We can see here that our data is a little out of wack — about 79% is classified as 1s (i.e. pixels containing skin) and only about 21% as 0s (i.e. pixels not containing skin).

So, before we call it a day, let’s run something called SMOTE (Synthetic Minority Oversampling). SMOTE creates synthetic data to fill more values in for our minority class (in our case this means it will give us more 0-data points). Although creating synthetic data seems like cheating, it’s very common practice in the data-science world where datasets are not very often well-balanced.

Running SMOTE on our original data and re-generating our confusion matrix and our Classification Report, we get the following.

Classification Report for SMOTE-ized data, showing both training and test readouts

We can see that these numbers are significantly different than our original numbers. Recall that the first time around we had a precision of 96%, a recall of 92%, and a f1-score of 94%. After running our data through SMOTE, we have a precision of 85%, a recall of 92%, and a f1-score of 89%. So, our model actually got worse after trying to compensate for class imbalance.

As data scientists, it’s up to us when to run things like SMOTE on our data or just leave our data as-is. In this case, we can see that leaving our data as-is was the way to go.

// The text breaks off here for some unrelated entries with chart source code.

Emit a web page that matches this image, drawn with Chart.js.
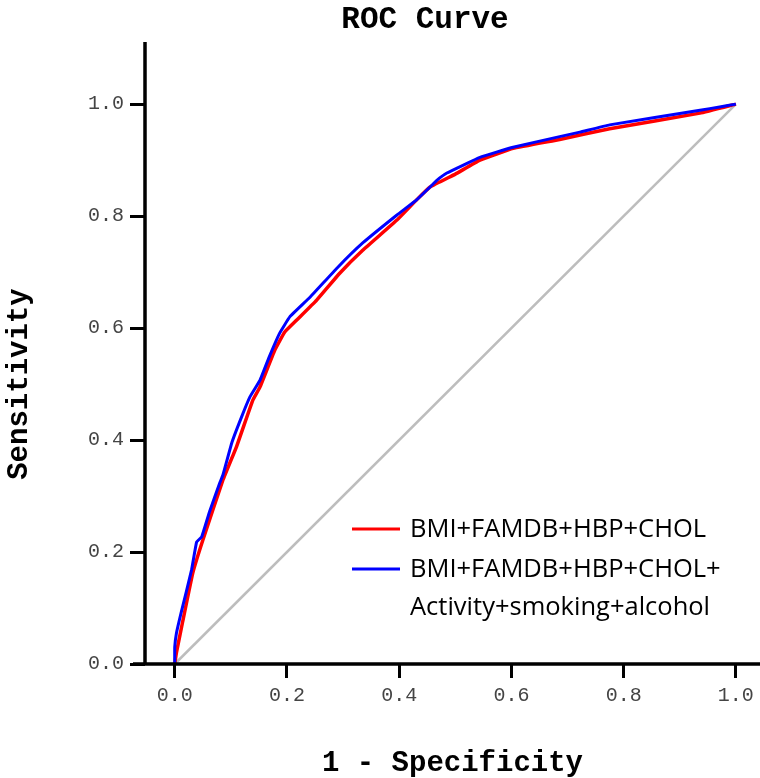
<!DOCTYPE html>
<html>
<head>
<meta charset="utf-8">
<script src="https://cdn.jsdelivr.net/npm/chart.js@4/dist/chart.umd.min.js"></script>
<style>
	html, body { margin: 0; padding: 0; background: #fff; }
	#wrap { width: 760px; height: 778px; position: relative; }
</style>
</head>
<body>
<div id="wrap"><canvas id="rocChart"></canvas></div>
<script>
// ROC curve values
var redX = [0, 0.003, 0.014, 0.032, 0.05, 0.086, 0.11, 0.139, 0.152, 0.178, 0.196, 0.217, 0.253, 0.294, 0.335, 0.396, 0.431, 0.455, 0.5, 0.544, 0.603, 0.686, 0.775, 0.936, 1.0];
var redY = [0, 0.02, 0.075, 0.162, 0.221, 0.329, 0.388, 0.471, 0.495, 0.56, 0.593, 0.614, 0.65, 0.698, 0.739, 0.793, 0.829, 0.852, 0.875, 0.9, 0.921, 0.937, 0.956, 0.984, 1.0];

var blueX = [0, 0, 0.003, 0.011, 0.03, 0.039, 0.048, 0.062, 0.08, 0.086, 0.102, 0.119, 0.134, 0.152, 0.169, 0.187, 0.205, 0.241, 0.289, 0.335, 0.396, 0.431, 0.455, 0.467, 0.485, 0.544, 0.603, 0.686, 0.722, 0.775, 0.936, 0.971, 1.0];
var blueY = [0, 0.03, 0.055, 0.09, 0.168, 0.218, 0.227, 0.272, 0.323, 0.338, 0.396, 0.441, 0.477, 0.507, 0.55, 0.591, 0.62, 0.655, 0.707, 0.752, 0.802, 0.829, 0.852, 0.864, 0.877, 0.905, 0.923, 0.942, 0.95, 0.963, 0.989, 0.995, 1.0];

var refX = [0, 1];
var refY = [0, 1];

var xTicks = [0, 0.2, 0.4, 0.6, 0.8, 1.0];
var yTicks = [0, 0.2, 0.4, 0.6, 0.8, 1.0];

var seriesLabels = ["BMI+FAMDB+HBP+CHOL", "BMI+FAMDB+HBP+CHOL+\nActivity+smoking+alcohol"];
var seriesColors = ["#ff0000", "#0000ff"];

function toPoints(xs, ys) {
	var pts = [];
	for (var i = 0; i < xs.length; i++) pts.push({x: xs[i], y: ys[i]});
	return pts;
}

var monoFont = "'Liberation Mono', 'Courier New', monospace";

// axis lines, titles and legend
var decorPlugin = {
	id: 'decor',
	afterDraw: function (chart) {
		var ctx = chart.ctx, area = chart.chartArea;
		var ys = chart.scales.y;
		var zeroY = ys.getPixelForValue(0);
		ctx.save();
		ctx.strokeStyle = '#000';
		ctx.lineWidth = 3.5;
		ctx.beginPath();
		ctx.moveTo(area.left, area.top);
		ctx.lineTo(area.left, zeroY);
		ctx.moveTo(area.left - 12, zeroY);
		ctx.lineTo(area.right, zeroY);
		ctx.stroke();

		ctx.fillStyle = '#000';
		ctx.textAlign = 'center';
		ctx.textBaseline = 'middle';
		ctx.font = "bold 31px " + monoFont;
		ctx.fillText("ROC Curve", 425, 20);
		ctx.font = "bold 29px " + monoFont;
		ctx.fillText("1 - Specificity", (area.left + area.right) / 2, 764);
		ctx.translate(20, (zeroY + ys.getPixelForValue(1)) / 2);
		ctx.rotate(-Math.PI / 2);
		ctx.fillText("Sensitivity", 0, 0);
		ctx.restore();

		// legend
		ctx.save();
		ctx.font = "25.5px 'Open Sans', sans-serif";
		ctx.textAlign = 'left';
		ctx.textBaseline = 'middle';
		ctx.fillStyle = '#000';
		var lx = 352, ly = 529;
		var rows = [ly, ly + 40];
		for (var i = 0; i < seriesLabels.length; i++) {
			ctx.strokeStyle = seriesColors[i];
			ctx.lineWidth = 3;
			ctx.beginPath();
			ctx.moveTo(lx, rows[i]);
			ctx.lineTo(lx + 48, rows[i]);
			ctx.stroke();
			var parts = seriesLabels[i].split("\n");
			for (var j = 0; j < parts.length; j++) {
				ctx.fillText(parts[j], lx + 58, rows[i] + 1 + j * 38);
			}
		}
		ctx.restore();
	}
};

var ctx = document.getElementById("rocChart").getContext("2d");
var rocChart = new Chart(ctx, {
	type: 'line',
	data: {
		datasets: [
			{ label: seriesLabels[1], data: toPoints(blueX, blueY), borderColor: seriesColors[1], borderWidth: 3, pointRadius: 0, tension: 0.1, clip: false, order: 0 },
			{ label: seriesLabels[0], data: toPoints(redX, redY), borderColor: seriesColors[0], borderWidth: 3.5, pointRadius: 0, tension: 0.1, clip: false, order: 1 },
			{ label: 'ref', data: toPoints(refX, refY), borderColor: '#bdbdbd', borderWidth: 2.5, pointRadius: 0, clip: false, order: 2 }
		]
	},
	options: {
		responsive: true,
		maintainAspectRatio: false,
		animation: false,
		layout: { padding: { top: 42, right: 0, left: 0, bottom: 0 } },
		plugins: { legend: { display: false }, tooltip: { enabled: false }, title: { display: false } },
		scales: {
			x: {
				type: 'linear', min: -0.053, max: 1.043,
				afterBuildTicks: function (s) { s.ticks = xTicks.map(function (v) { return {value: v}; }); },
				afterFit: function (s) { s.height = 114; },
				border: { display: false },
				grid: { drawOnChartArea: false, tickLength: 14, color: '#000', lineWidth: 3 },
				ticks: { padding: 6, color: '#444', font: { family: monoFont, size: 20 }, maxRotation: 0,
					callback: function (v) { return v.toFixed(1); } }
			},
			y: {
				type: 'linear', min: 0, max: 1.111,
				afterBuildTicks: function (s) { s.ticks = yTicks.map(function (v) { return {value: v}; }); },
				afterFit: function (s) { s.width = 145; },
				border: { display: false },
				grid: { drawOnChartArea: false, tickLength: 15, color: '#000', lineWidth: 3 },
				ticks: { padding: 6, color: '#444', font: { family: monoFont, size: 20 },
					callback: function (v) { return v.toFixed(1); } }
			}
		}
	},
	plugins: [decorPlugin]
});
</script>
</body>
</html>
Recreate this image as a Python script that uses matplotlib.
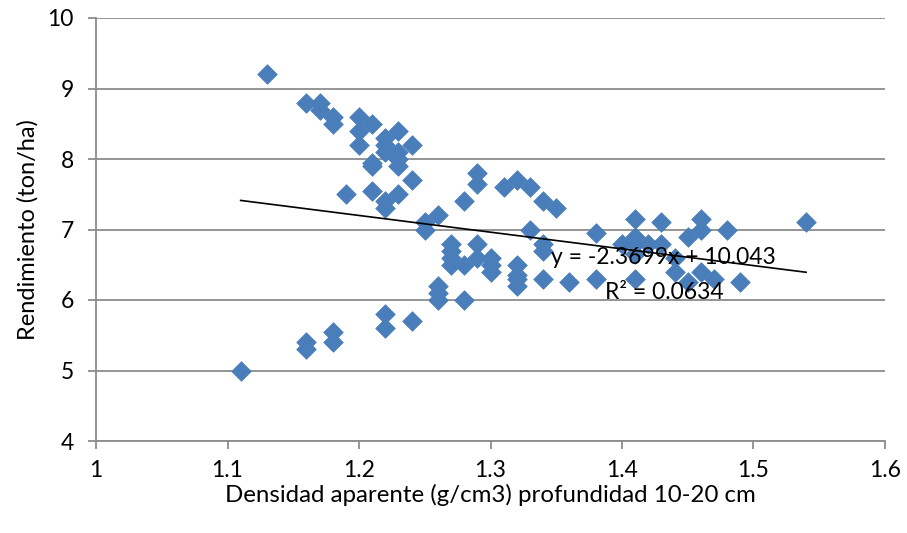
import numpy as np
import matplotlib
matplotlib.use("Agg")
import matplotlib.pyplot as plt

plt.rcParams['font.family'] = ['Lato', 'DejaVu Sans']

# densidad aparente (g/cm3) 10-20 cm vs rendimiento (ton/ha)
densidad = [1.11, 1.13, 1.16, 1.17, 1.17, 1.18, 1.18, 1.20, 1.21, 1.20,
            1.20, 1.22, 1.23, 1.22, 1.24, 1.22, 1.23, 1.23, 1.23, 1.21,
            1.21, 1.24, 1.19, 1.21, 1.23, 1.22, 1.22, 1.25, 1.25, 1.26,
            1.28, 1.29, 1.29, 1.31, 1.32, 1.33, 1.34, 1.35, 1.33, 1.27,
            1.27, 1.27, 1.27, 1.28, 1.29, 1.29, 1.30, 1.30, 1.30, 1.32,
            1.32, 1.32, 1.32, 1.34, 1.34, 1.34, 1.36, 1.38, 1.38, 1.40,
            1.41, 1.41, 1.41, 1.42, 1.43, 1.43, 1.41, 1.44, 1.44, 1.45,
            1.46, 1.46, 1.48, 1.54, 1.46, 1.47, 1.45, 1.49, 1.26, 1.26,
            1.26, 1.28, 1.24, 1.22, 1.22, 1.16, 1.16, 1.18, 1.18, 1.41]
rendimiento = [5.0, 9.2, 8.8, 8.8, 8.7, 8.6, 8.5, 8.6, 8.5, 8.4,
               8.2, 8.3, 8.4, 8.2, 8.2, 8.1, 8.1, 8.0, 7.9, 7.95,
               7.9, 7.7, 7.5, 7.55, 7.5, 7.4, 7.3, 7.1, 7.0, 7.2,
               7.4, 7.8, 7.65, 7.6, 7.7, 7.6, 7.4, 7.3, 7.0, 6.8,
               6.7, 6.6, 6.5, 6.5, 6.8, 6.6, 6.6, 6.5, 6.4, 6.5,
               6.35, 6.3, 6.2, 6.8, 6.7, 6.3, 6.25, 6.95, 6.3, 6.8,
               7.15, 6.9, 6.8, 6.8, 7.1, 6.8, 6.3, 6.6, 6.4, 6.9,
               7.15, 7.0, 7.0, 7.1, 6.4, 6.3, 6.25, 6.25, 6.2, 6.1,
               6.0, 6.0, 5.7, 5.8, 5.6, 5.4, 5.3, 5.55, 5.4, 6.65]

# trendline shown on the chart
pendiente = -2.3699
intercepto = 10.043
r2 = 0.0634

fig = plt.figure(figsize=(9.07, 5.33), dpi=100)
ax = fig.add_axes([96/907, 1 - 441/533, (885-96)/907, (441-18)/533])

ax.scatter(densidad, rendimiento, marker='D', s=100, color='#4A7EBB',
           edgecolors='#4A7EBB', linewidths=0.5, zorder=3)

xt = np.array([min(densidad), max(densidad)])
ax.plot(xt, pendiente*xt + intercepto, color='black', lw=1.2, zorder=4)

ax.text(1.346, 6.60, 'y = -2.3699x + 10.043', fontsize=16.5, va='center', zorder=5)
ax.text(1.387, 6.11, 'R² = 0.0634', fontsize=16.5, va='center', zorder=5)

ax.set_xlim(1, 1.6)
ax.set_ylim(4, 10)
ax.set_xticks([1, 1.1, 1.2, 1.3, 1.4, 1.5, 1.6])
ax.set_xticklabels(['1', '1.1', '1.2', '1.3', '1.4', '1.5', '1.6'])
ax.set_yticks(range(4, 11))

ax.yaxis.grid(True, color='#8c8c8c', lw=1.3)
ax.set_axisbelow(True)
for s in ['top', 'right']:
    ax.spines[s].set_visible(False)
for s in ['left', 'bottom']:
    ax.spines[s].set_color('#8c8c8c')
    ax.spines[s].set_linewidth(1.3)
ax.tick_params(axis='both', colors='#8c8c8c', labelcolor='black', labelsize=16.5,
               length=6, width=1.3)
ax.tick_params(axis='y', pad=10)
ax.tick_params(axis='x', pad=8)

ax.set_xlabel('Densidad aparente (g/cm3) profundidad 10-20 cm', fontsize=17.3, labelpad=2)
ax.set_ylabel('Rendimiento (ton/ha)', fontsize=17, labelpad=6)

fig.savefig('out.png', dpi=100)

So, What Does This All Mean?

Besides being a good learning opportunity, we really did create a good model. And we know that doing other things to our data, such as trying to compensate for having a class imbalance, is definitively not what we should do in this case. Our original model was our best performer, correctly predicting an image having skin in it 94% of the time (using our f1-score).

While this might sound like a good classification rate, there are myriad ethical issues that come with creating algorithms used for facial recognition. What if our model was going to be used to identify wanted terrorists in a crowd? This is certainly different than recognizing a face for a filter in Snapchat.

From Christoph Auer-Welsbach’s post “The Ethics of AI: Building technology that benefits people and society”

This is where we as data scientists need as much information as possible when creating algorithms. If our model were to be used for Snapchat filters, we’d likely want to optimize towards upping our recall score — it’s ostensibly better that we mistakenly identify things as faces when they’re not faces than only recognize real faces some of the time.

On the other hand, if our model were to be used for spotting wanted criminals in a crowd, we’d likely still want to optimize towards recall, but the consequences would be vastly different. Is it worth bringing innocent people in for questioning and potentially violating their rights if it meant that you’d catch wanted criminals almost 100% of the time? Perhaps not.

We need to think carefully about these questions when playing around in the world of AI. As Cathy O’Neill writes in Weapons of Math Destruction, constructing algorithms requires “moral imagination, [which] only humans can provide.”